◆ Brief
Single out the lines that include the word "this". Copy them.
>> start Records shown
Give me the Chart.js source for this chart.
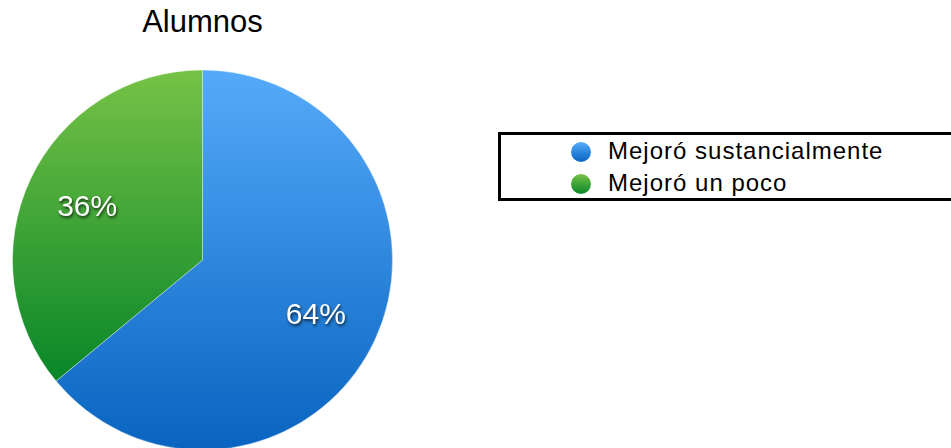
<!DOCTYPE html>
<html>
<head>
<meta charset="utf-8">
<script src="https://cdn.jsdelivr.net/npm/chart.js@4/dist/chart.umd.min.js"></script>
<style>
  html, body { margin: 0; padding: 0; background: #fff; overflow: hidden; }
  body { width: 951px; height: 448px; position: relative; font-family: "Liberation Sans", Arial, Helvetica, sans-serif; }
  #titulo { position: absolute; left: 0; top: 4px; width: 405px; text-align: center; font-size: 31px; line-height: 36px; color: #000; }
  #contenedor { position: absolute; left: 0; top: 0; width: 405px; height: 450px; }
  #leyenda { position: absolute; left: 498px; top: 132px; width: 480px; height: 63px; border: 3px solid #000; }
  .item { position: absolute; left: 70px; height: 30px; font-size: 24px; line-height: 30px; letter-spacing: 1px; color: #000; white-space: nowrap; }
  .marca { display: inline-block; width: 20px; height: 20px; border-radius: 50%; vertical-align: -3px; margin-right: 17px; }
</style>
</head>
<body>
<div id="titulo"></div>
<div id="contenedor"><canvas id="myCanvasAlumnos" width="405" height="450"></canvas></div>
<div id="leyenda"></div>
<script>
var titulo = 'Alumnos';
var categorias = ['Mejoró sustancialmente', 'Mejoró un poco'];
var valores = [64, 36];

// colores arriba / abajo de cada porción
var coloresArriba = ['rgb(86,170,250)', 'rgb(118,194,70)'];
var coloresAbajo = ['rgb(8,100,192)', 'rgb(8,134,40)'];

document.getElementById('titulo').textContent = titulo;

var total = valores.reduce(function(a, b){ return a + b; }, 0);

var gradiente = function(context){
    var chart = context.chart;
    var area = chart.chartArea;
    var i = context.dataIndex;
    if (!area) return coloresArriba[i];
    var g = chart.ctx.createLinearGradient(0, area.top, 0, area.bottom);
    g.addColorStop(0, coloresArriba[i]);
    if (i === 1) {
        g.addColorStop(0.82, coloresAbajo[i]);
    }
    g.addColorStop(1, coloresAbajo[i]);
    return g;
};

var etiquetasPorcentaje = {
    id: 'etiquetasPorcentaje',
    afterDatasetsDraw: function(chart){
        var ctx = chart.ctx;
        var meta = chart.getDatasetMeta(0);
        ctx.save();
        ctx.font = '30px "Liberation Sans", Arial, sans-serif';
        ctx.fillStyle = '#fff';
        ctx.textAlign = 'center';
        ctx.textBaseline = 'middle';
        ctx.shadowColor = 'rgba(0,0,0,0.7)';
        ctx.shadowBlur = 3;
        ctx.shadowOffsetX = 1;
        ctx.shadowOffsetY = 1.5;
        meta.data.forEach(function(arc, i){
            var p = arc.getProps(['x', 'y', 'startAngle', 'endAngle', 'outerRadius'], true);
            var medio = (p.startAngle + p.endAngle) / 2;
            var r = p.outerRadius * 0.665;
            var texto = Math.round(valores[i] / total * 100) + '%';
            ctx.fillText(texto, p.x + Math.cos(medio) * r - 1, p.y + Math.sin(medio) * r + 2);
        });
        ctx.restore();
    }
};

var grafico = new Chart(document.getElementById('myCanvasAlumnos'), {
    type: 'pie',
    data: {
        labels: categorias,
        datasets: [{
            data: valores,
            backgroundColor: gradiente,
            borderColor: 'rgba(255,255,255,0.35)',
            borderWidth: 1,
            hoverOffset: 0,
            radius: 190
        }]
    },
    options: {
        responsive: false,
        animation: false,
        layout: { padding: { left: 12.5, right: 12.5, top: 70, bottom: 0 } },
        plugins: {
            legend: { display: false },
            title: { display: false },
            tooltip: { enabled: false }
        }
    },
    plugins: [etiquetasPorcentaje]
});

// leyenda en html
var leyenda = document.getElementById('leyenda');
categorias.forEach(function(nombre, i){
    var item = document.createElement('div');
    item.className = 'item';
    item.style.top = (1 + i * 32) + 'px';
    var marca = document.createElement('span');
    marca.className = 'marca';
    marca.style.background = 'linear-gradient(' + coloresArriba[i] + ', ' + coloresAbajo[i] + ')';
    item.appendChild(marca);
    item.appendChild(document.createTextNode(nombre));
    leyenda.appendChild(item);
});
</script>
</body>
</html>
>> end Records shown
>> start Records shown
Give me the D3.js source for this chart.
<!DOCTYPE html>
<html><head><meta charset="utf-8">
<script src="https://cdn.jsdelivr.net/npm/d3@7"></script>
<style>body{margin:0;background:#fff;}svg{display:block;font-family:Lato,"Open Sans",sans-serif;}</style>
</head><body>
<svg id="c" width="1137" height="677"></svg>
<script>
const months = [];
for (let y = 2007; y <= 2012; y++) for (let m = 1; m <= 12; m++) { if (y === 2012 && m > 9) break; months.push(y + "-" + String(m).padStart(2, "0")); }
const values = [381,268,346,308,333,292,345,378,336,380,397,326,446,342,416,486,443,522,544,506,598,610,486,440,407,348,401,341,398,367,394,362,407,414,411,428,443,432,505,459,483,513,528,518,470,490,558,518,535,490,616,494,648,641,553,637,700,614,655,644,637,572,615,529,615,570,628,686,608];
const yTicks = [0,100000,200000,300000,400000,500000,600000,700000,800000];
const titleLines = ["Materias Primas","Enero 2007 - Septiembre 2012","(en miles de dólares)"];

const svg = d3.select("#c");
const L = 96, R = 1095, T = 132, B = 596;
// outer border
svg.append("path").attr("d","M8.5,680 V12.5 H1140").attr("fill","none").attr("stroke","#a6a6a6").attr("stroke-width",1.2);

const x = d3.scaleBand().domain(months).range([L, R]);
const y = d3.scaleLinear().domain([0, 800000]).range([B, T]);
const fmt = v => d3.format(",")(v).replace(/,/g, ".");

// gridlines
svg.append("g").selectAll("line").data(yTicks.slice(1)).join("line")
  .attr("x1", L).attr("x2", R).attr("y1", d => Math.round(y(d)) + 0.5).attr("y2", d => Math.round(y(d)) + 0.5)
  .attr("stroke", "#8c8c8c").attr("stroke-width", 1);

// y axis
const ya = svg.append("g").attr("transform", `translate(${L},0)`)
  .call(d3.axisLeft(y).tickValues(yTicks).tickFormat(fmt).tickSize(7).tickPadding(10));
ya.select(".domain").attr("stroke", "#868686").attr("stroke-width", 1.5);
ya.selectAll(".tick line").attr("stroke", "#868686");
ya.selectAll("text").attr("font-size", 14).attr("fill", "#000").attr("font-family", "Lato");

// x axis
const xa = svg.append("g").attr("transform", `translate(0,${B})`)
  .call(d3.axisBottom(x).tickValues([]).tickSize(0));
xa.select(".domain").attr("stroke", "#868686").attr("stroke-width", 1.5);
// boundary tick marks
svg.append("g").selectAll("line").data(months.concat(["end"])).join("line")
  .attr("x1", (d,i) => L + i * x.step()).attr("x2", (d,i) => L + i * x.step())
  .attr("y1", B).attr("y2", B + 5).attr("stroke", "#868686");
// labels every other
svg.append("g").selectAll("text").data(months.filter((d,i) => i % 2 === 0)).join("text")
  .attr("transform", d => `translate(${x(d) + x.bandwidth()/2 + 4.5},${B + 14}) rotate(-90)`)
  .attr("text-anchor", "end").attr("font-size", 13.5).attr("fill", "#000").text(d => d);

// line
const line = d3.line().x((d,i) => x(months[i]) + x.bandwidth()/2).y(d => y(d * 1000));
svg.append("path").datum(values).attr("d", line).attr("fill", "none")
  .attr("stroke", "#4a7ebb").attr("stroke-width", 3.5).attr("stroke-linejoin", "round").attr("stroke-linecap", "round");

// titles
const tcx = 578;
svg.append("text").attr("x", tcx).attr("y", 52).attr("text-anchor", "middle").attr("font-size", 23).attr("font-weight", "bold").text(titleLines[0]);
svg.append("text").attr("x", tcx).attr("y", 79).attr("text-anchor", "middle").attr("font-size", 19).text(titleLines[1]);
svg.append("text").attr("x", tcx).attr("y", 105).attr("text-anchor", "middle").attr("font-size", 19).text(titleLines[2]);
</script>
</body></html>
>> end Records shown
◆ Reply to the exercise
Give me the Chart.js source for this chart.
Give me the D3.js source for this chart.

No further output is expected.